To deter Russian military power, Ukraine will need to further fortify its long lines with Russia and rebuild its arsenal with an aim that should Russian forces attack, they will be slowed by a defense-in-depth strategy, buying time for Ukraine to counter-attack. Layered defenses have proven effective and contributed to the war's largely static lines.

An international peacekeeping force could serve as conflict monitors. They could also have orders to assist Ukraine in fighting off a renewed Russian attack, a contribution that may be especially useful if they have air forces with stand-off weapons that can airstrike Russian assault columns.

Can Russia be deterred?

Ukrainian and European officials have said that hard military power and smart decision-making are needed to deter potential future Russian aggression.

The European parliament said last week that Ukraine "must be empowered to reject hasty deals that weaken its security in the mid- and long-term and risk subjecting it and other European countries to renewed Russian aggression in the future."

A belligerent Russia poses a threat beyond Ukraine. It has one of the world's largest arms industries and is mass-producing the firepower needed to advance on modern battlefields. Analysts worry it may only need a few years to regroup to re-attack Ukraine or seek conquest elsewhere.

Parallel to the Ukraine war, there have been consistent concerns about increasing Russian aggression on NATO soil, especially amid questions of US support for the alliance under the Trump administration. These developments have pushed European countries to rearm and strengthen their militaries to deter Moscow.

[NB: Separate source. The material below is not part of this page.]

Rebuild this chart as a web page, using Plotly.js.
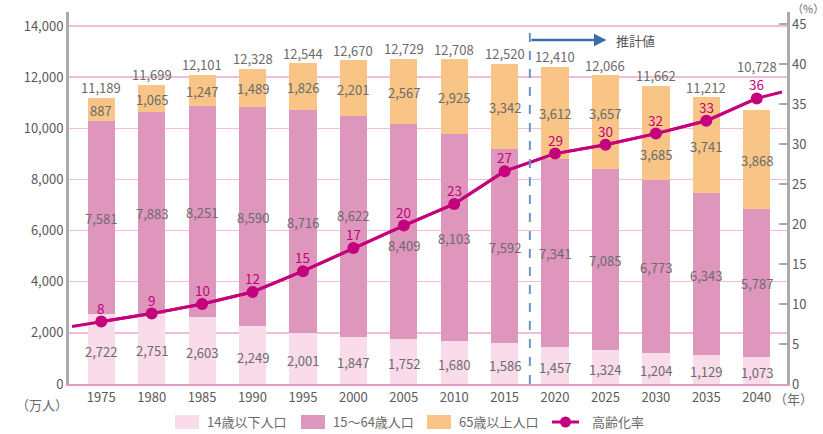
<!DOCTYPE html>
<html>
<head>
<meta charset="utf-8">
<script src="https://cdn.plot.ly/plotly-3.0.1.min.js"></script>
<style>
  html, body { margin: 0; padding: 0; background: #fff; }
  #chart { width: 823px; height: 434px; }
</style>
</head>
<body>
<div id="chart"></div>
<script>
// ---- data ----
const years = [1975, 1980, 1985, 1990, 1995, 2000, 2005, 2010, 2015, 2020, 2025, 2030, 2035, 2040];
const under14 = [2722, 2751, 2603, 2249, 2001, 1847, 1752, 1680, 1586, 1457, 1324, 1204, 1129, 1073];
const age15to64 = [7581, 7883, 8251, 8590, 8716, 8622, 8409, 8103, 7592, 7341, 7085, 6773, 6343, 5787];
const over65 = [887, 1065, 1247, 1489, 1826, 2201, 2567, 2925, 3342, 3612, 3657, 3685, 3741, 3868];
const totals = [11189, 11699, 12101, 12328, 12544, 12670, 12729, 12708, 12520, 12410, 12066, 11662, 11212, 10728];
const agingRate = [7.8, 8.8, 10.0, 11.5, 14.1, 17.0, 19.8, 22.5, 26.6, 28.8, 29.9, 31.3, 32.9, 35.7];
const agingRateLabels = ['8', '9', '10', '12', '15', '17', '20', '23', '27', '29', '30', '32', '33', '36'];
const rateLeadIn = { year: 1972.1, rate: 7.2 };
const rateLeadOut = { year: 2042.5, rate: 36.5 };
const projectionStart = 2017.5;
const seriesNames = ['14歳以下人口', '15〜64歳人口', '65歳以上人口', '高齢化率'];

// ---- styles ----
const FONT = '"Noto Sans CJK JP", "Noto Sans", sans-serif';
const C_U14 = '#fadbea';
const C_MID = '#de96bd';
const C_65 = '#f8c586';
const C_LINE = '#c5007d';
const C_TXT = '#6b6b6b';
const C_AX = '#ababab';

// plot area geometry (pixels) for paper-space decorations
const PL = 69, PR = 787, PT = 12, PB = 384;
const px = x => (x - PL) / (PR - PL);
const py = y => (PB - y) / (PB - PT);

// label nudges (pixels, + = up)
const midShift = { 2000: 12, 2005: -13 };
const topShift = { 2025: 10, 2030: -21 };
const totalShift = { 2040: 33 };

const fmt = v => v.toLocaleString('en-US');

const traces = [
  { type: 'bar', name: seriesNames[0], x: years, y: under14, width: 2.7,
    marker: { color: C_U14 }, hoverinfo: 'skip' },
  { type: 'bar', name: seriesNames[1], x: years, y: age15to64, width: 2.7,
    marker: { color: C_MID }, hoverinfo: 'skip' },
  { type: 'bar', name: seriesNames[2], x: years, y: over65, width: 2.7,
    marker: { color: C_65 }, hoverinfo: 'skip' },
  { type: 'scatter', mode: 'lines', yaxis: 'y2', hoverinfo: 'skip',
    x: [rateLeadIn.year].concat(years, [rateLeadOut.year]),
    y: [rateLeadIn.rate].concat(agingRate, [rateLeadOut.rate]),
    line: { color: C_LINE, width: 3 } },
  { type: 'scatter', mode: 'lines+markers', name: seriesNames[3], yaxis: 'y2', hoverinfo: 'skip',
    x: years, y: agingRate,
    line: { color: C_LINE, width: 3 }, marker: { color: C_LINE, size: 12 } }
];

const annotations = [];
const lblFont = { size: 13, color: C_TXT, family: FONT };
years.forEach((yr, i) => {
  const b = under14[i], m = age15to64[i], t = over65[i];
  annotations.push({ x: yr, y: b / 2, xref: 'x', yref: 'y', text: fmt(b), showarrow: false,
    font: lblFont, yshift: -2 });
  annotations.push({ x: yr, y: b + m / 2, xref: 'x', yref: 'y', text: fmt(m), showarrow: false,
    font: lblFont, yshift: (midShift[yr] || 0) - 1 });
  annotations.push({ x: yr, y: b + m + t / 2, xref: 'x', yref: 'y', text: fmt(t), showarrow: false,
    font: lblFont, yshift: (topShift[yr] || 0) - 1 });
  annotations.push({ x: yr, y: totals[i], xref: 'x', yref: 'y', text: fmt(totals[i]), showarrow: false,
    font: lblFont, yshift: 10 + (totalShift[yr] || 0) });
  annotations.push({ x: yr, y: agingRate[i], xref: 'x', yref: 'y2', text: agingRateLabels[i], showarrow: false,
    font: { size: 13.5, color: C_LINE, family: FONT }, yshift: 14 });
});

// axis unit labels & projection marker
annotations.push({ xref: 'paper', yref: 'paper', x: px(42), y: py(404), text: '（万人）', showarrow: false,
  xanchor: 'center', yanchor: 'middle', font: { size: 13, color: C_TXT, family: FONT } });
annotations.push({ xref: 'paper', yref: 'paper', x: px(772), y: py(398.5), text: '（年）', showarrow: false,
  xanchor: 'left', yanchor: 'middle', font: { size: 13, color: C_TXT, family: FONT } });
annotations.push({ xref: 'paper', yref: 'paper', x: px(808), y: py(8), text: '（%）', showarrow: false,
  xanchor: 'center', yanchor: 'middle', font: { size: 11, color: C_TXT, family: FONT } });
annotations.push({ xref: 'x', yref: 'paper', x: projectionStart + 7.6, y: py(40), axref: 'x', ax: projectionStart,
  ay: 0, text: '', showarrow: true, arrowhead: 2, arrowsize: 1, arrowwidth: 2.5, arrowcolor: '#3b6ea6' });
annotations.push({ xref: 'paper', yref: 'paper', x: px(614), y: py(40), text: '推計値', showarrow: false,
  xanchor: 'left', yanchor: 'middle', font: { size: 13, color: '#555', family: FONT } });

// custom legend (wide swatches like the reference)
const shapes = [
  { type: 'line', xref: 'x', yref: 'paper', x0: projectionStart, x1: projectionStart, y0: 0, y1: py(28),
    line: { color: '#6b96c2', width: 2, dash: 'dash' } }
];
const legY = 422;
const legendItems = [
  { sx: 175, tx: 205, color: C_U14, name: seriesNames[0] },
  { sx: 301, tx: 331, color: C_MID, name: seriesNames[1] },
  { sx: 427, tx: 457, color: C_65, name: seriesNames[2] }
];
legendItems.forEach(it => {
  shapes.push({ type: 'rect', xref: 'paper', yref: 'paper', x0: px(it.sx), x1: px(it.sx + 24),
    y0: py(legY - 7), y1: py(legY + 7), fillcolor: it.color, line: { width: 0 } });
  annotations.push({ xref: 'paper', yref: 'paper', x: px(it.tx), y: py(legY), text: it.name, showarrow: false,
    xanchor: 'left', yanchor: 'middle', font: { size: 13, color: C_TXT, family: FONT } });
});
shapes.push({ type: 'line', xref: 'paper', yref: 'paper', x0: px(552), x1: px(579), y0: py(legY), y1: py(legY),
  line: { color: C_LINE, width: 3 } });
shapes.push({ type: 'circle', xref: 'paper', yref: 'paper', x0: px(560), x1: px(571), y0: py(legY - 5.5), y1: py(legY + 5.5),
  fillcolor: C_LINE, line: { width: 0 } });
annotations.push({ xref: 'paper', yref: 'paper', x: px(590), y: py(legY), text: seriesNames[3], showarrow: false,
  xanchor: 'left', yanchor: 'middle', font: { size: 13, color: C_TXT, family: FONT } });

const layout = {
  width: 823, height: 434,
  margin: { l: PL, r: 823 - PR, t: PT, b: 434 - PB },
  paper_bgcolor: '#fff', plot_bgcolor: '#fff',
  barmode: 'stack',
  font: { family: FONT, size: 13, color: '#5a5a5a' },
  showlegend: false,
  xaxis: {
    range: [1971.8, 2043], tickvals: years, ticktext: years.map(String),
    ticks: '', showgrid: false, zeroline: false,
    showline: true, linecolor: '#e59ac4', linewidth: 2,
    tickfont: { size: 13, color: '#5a5a5a' }
  },
  yaxis: {
    range: [0, 14547], dtick: 2000, tickformat: ',d',
    showgrid: true, gridcolor: '#f3bdd9', gridwidth: 1.5, zeroline: false,
    showline: true, linecolor: C_AX, linewidth: 3, ticks: '',
    tickfont: { size: 13, color: '#5a5a5a' }
  },
  yaxis2: {
    overlaying: 'y', side: 'right', range: [0, 46.5], dtick: 5,
    showgrid: false, zeroline: false,
    showline: true, linecolor: C_AX, linewidth: 2.5,
    ticks: 'inside', ticklen: 8, tickwidth: 2, tickcolor: C_AX,
    tickfont: { size: 13, color: '#5a5a5a' }
  },
  shapes: shapes,
  annotations: annotations
};

Plotly.newPlot('chart', traces, layout, { displayModeBar: false, staticPlot: true });
</script>
</body>
</html>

"In Europe, the long-term risk is a renewal of conflict after Russia has been able to rebuild its military forces," said Cancian, a retired Marine Corps colonel. "In the Pacific, the risk is that China will see this partial Putin victory as an encouraging precedent for taking over Taiwan."

Russia could choose to go after Ukraine again. It could choose another target. Ukraine isn't the first European country it's invaded. How this war eventually ends will shape Moscow's thinking, either deterring or emboldening it.